■ What this task involves
Leave out all pictures. Return exactly the lines from the top of the material through the line containing "(title) at (118,47)".

============

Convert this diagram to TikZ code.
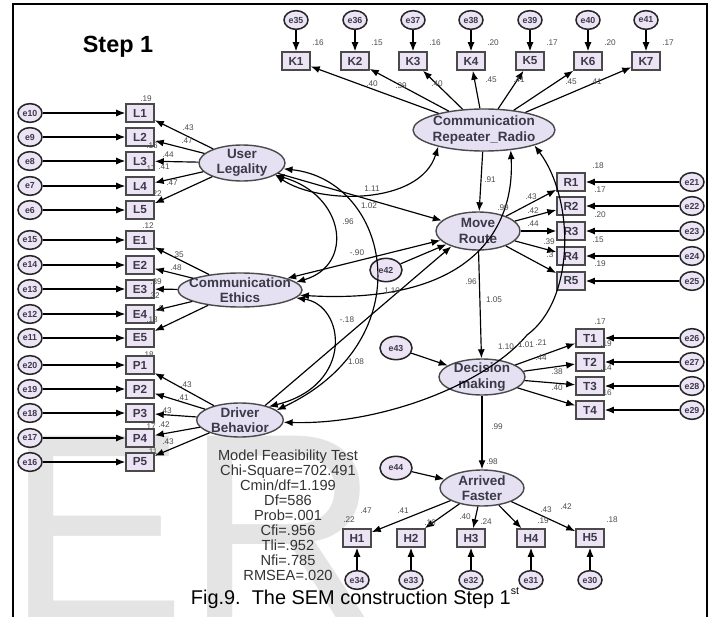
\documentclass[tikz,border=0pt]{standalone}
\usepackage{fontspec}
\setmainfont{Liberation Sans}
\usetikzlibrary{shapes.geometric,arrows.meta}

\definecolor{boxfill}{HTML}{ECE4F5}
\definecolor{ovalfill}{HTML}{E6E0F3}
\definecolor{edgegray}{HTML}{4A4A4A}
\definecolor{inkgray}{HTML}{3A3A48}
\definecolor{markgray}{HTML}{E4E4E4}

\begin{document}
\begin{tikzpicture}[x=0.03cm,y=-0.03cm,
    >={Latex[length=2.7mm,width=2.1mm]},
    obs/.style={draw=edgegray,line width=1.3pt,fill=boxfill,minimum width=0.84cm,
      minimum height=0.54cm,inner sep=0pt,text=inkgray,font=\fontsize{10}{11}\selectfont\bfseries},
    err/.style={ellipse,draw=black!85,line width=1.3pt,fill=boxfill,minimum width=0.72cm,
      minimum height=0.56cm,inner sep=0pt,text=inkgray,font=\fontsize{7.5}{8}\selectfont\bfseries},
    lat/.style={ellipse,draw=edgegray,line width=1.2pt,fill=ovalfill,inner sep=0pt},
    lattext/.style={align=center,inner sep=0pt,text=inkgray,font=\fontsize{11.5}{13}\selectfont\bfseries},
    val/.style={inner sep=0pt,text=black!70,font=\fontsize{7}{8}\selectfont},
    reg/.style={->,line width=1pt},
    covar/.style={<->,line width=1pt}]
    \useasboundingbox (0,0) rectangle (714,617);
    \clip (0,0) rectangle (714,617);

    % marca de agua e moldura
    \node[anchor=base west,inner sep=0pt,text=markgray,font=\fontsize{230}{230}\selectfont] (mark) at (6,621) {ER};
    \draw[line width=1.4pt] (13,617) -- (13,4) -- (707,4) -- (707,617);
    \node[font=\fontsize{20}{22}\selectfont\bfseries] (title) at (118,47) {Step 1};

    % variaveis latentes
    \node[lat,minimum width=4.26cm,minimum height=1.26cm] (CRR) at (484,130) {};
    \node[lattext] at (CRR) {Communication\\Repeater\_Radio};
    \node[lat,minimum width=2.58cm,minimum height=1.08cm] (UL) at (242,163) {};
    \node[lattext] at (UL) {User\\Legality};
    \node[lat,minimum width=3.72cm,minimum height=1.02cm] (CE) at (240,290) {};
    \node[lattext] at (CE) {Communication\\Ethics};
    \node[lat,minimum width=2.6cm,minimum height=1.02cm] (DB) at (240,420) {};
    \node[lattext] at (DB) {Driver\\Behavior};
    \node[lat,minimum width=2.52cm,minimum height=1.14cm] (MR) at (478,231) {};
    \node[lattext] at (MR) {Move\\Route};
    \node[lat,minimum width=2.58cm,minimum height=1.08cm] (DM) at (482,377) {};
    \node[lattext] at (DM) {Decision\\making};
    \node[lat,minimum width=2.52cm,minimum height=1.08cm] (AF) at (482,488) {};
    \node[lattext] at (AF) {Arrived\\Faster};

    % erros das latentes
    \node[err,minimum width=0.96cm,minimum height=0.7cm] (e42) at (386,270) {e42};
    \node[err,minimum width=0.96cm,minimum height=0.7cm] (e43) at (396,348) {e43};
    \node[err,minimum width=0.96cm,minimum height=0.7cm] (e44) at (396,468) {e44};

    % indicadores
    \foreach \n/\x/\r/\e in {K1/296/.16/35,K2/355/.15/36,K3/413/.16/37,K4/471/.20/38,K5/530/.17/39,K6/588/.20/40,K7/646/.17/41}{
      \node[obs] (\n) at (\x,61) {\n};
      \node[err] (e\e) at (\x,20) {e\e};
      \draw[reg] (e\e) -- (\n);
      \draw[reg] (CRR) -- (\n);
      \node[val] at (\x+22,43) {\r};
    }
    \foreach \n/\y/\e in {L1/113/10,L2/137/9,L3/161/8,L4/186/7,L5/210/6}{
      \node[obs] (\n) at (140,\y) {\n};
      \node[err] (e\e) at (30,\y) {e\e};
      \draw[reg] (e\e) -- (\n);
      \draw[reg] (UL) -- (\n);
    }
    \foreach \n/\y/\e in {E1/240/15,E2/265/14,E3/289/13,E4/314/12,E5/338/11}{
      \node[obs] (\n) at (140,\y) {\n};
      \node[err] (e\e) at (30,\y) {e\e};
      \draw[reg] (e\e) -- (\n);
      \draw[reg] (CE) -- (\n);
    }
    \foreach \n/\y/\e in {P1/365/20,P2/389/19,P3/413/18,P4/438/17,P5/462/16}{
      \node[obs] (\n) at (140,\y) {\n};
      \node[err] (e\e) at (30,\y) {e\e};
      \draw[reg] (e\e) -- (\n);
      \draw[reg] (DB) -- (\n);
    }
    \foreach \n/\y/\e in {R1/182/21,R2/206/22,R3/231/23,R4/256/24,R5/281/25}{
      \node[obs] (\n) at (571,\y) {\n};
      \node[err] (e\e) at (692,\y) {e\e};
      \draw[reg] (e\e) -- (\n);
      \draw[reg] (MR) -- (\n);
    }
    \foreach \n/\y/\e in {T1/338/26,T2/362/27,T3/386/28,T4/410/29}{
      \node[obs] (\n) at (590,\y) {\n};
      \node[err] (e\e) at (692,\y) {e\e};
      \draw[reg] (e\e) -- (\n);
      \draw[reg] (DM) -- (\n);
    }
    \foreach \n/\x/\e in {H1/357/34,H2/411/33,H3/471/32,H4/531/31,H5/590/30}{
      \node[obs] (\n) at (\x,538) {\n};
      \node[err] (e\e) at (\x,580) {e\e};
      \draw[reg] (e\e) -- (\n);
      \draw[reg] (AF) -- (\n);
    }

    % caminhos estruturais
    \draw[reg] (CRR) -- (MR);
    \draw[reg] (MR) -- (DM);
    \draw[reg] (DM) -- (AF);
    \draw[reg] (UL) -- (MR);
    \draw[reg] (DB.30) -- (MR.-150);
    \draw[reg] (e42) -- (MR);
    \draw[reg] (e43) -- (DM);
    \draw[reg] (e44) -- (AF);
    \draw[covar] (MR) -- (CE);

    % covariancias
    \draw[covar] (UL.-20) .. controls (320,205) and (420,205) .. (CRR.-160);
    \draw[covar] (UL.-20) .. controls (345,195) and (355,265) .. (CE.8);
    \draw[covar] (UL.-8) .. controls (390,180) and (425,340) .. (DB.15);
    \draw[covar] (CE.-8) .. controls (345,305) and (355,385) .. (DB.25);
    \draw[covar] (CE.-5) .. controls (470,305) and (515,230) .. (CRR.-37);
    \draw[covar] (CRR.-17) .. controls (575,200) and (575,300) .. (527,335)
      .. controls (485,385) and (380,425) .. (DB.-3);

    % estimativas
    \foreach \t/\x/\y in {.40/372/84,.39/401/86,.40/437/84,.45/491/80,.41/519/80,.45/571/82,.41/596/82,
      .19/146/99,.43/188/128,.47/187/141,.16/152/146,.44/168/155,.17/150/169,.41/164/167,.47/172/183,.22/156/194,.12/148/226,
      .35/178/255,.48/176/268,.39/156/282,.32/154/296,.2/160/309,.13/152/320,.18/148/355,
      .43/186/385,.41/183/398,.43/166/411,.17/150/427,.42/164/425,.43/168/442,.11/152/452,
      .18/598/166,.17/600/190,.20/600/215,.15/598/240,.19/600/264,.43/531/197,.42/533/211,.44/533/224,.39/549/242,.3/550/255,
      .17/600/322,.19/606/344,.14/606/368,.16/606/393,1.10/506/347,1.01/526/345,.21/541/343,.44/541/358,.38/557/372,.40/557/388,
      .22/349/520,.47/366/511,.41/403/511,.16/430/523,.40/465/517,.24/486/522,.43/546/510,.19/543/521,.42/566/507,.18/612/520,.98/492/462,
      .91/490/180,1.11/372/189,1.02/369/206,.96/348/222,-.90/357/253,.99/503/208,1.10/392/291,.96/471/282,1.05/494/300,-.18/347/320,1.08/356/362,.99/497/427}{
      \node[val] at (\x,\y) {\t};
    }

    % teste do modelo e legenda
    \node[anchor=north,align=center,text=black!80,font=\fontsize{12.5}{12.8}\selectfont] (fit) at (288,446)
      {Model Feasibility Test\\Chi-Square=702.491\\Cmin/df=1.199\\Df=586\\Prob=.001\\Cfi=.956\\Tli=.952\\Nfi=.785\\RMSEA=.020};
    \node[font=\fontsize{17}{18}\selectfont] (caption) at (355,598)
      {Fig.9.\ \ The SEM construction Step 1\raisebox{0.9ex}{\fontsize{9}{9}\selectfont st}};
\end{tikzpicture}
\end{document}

============

■ Finished exercise
Convert this diagram to TikZ code.
\documentclass[tikz,border=0pt]{standalone}
\usepackage{fontspec}
\setmainfont{Liberation Sans}
\usetikzlibrary{shapes.geometric,arrows.meta}

\definecolor{boxfill}{HTML}{ECE4F5}
\definecolor{ovalfill}{HTML}{E6E0F3}
\definecolor{edgegray}{HTML}{4A4A4A}
\definecolor{inkgray}{HTML}{3A3A48}
\definecolor{markgray}{HTML}{E4E4E4}

\begin{document}
\begin{tikzpicture}[x=0.03cm,y=-0.03cm,
    >={Latex[length=2.7mm,width=2.1mm]},
    obs/.style={draw=edgegray,line width=1.3pt,fill=boxfill,minimum width=0.84cm,
      minimum height=0.54cm,inner sep=0pt,text=inkgray,font=\fontsize{10}{11}\selectfont\bfseries},
    err/.style={ellipse,draw=black!85,line width=1.3pt,fill=boxfill,minimum width=0.72cm,
      minimum height=0.56cm,inner sep=0pt,text=inkgray,font=\fontsize{7.5}{8}\selectfont\bfseries},
    lat/.style={ellipse,draw=edgegray,line width=1.2pt,fill=ovalfill,inner sep=0pt},
    lattext/.style={align=center,inner sep=0pt,text=inkgray,font=\fontsize{11.5}{13}\selectfont\bfseries},
    val/.style={inner sep=0pt,text=black!70,font=\fontsize{7}{8}\selectfont},
    reg/.style={->,line width=1pt},
    covar/.style={<->,line width=1pt}]
    \useasboundingbox (0,0) rectangle (714,617);
    \clip (0,0) rectangle (714,617);

    % marca de agua e moldura
    \node[anchor=base west,inner sep=0pt,text=markgray,font=\fontsize{230}{230}\selectfont] (mark) at (6,621) {ER};
    \draw[line width=1.4pt] (13,617) -- (13,4) -- (707,4) -- (707,617);
    \node[font=\fontsize{20}{22}\selectfont\bfseries] (title) at (118,47) {Step 1};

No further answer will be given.